There are better posts about work-life balance, stress management, and fulfillment. As a long-time MMO player and maker, I'm not the guy to write about that. I've spent literal years of my life online in pursuit of both dreams.
But it wasn't enough.
To succeed in games, I've discovered that I need to do more than games, for purely professional reasons let alone for the real benefits to health and happiness. This is an obvious truth, but I offer it here because game developers can live completely within the bubble, wrapped in an endless loop of work-as-play. And this keeps us from seeing the world as outsiders see it, keeping us from finding fun beyond our own borders.
When I worked on The Ville for Zynga, it was the first time I'd built a game type I didn't deeply play. It was a life sim on Facebook during the time games still lived there. Chris Trotier also worked on it, having come from the Sims. She explained to me the idea that, in her experience, women played games to relax rather than to win. This is another obvious point, but I didn't really understand it until I put a trampoline in the game.
In The Ville, you built your own house, adding furniture and elements to customize it. We were having trouble with people engaging the first free purchases, and so I pushed to, 'pull the fun forward,' grabbing an interactive prop with animations - the trampoline.
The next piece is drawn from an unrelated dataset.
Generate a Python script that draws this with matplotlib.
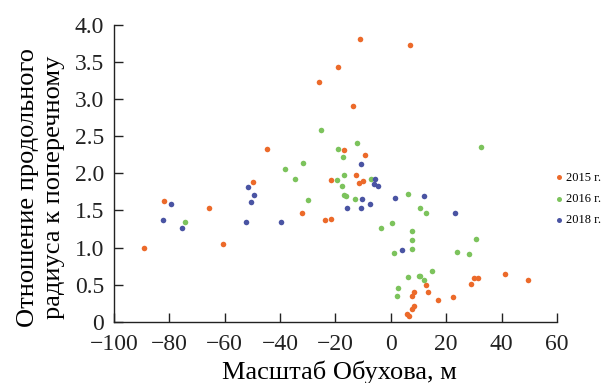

The gamers in the group loved it, and it was seen as a win.
It did far worse than any prior change. In fact, it was so bad that we hot-swapped it for a series of area rugs while we went back to the drawing board. The rugs blew up, driving players to play to unlock more props than anything before.
While it may seem this was a case of gender bias, core gamer bias, or just too little time played in life sims, it was actually something more significant. I had lived so long in virtual adventure worlds that I missed what people liked about the real one. I had constantly viewed the world through my game-saturated frame to the degree that I didn't realize that a simple rug brought the game, not just the room, together.
Perhaps that'll be enough to remind me in the future.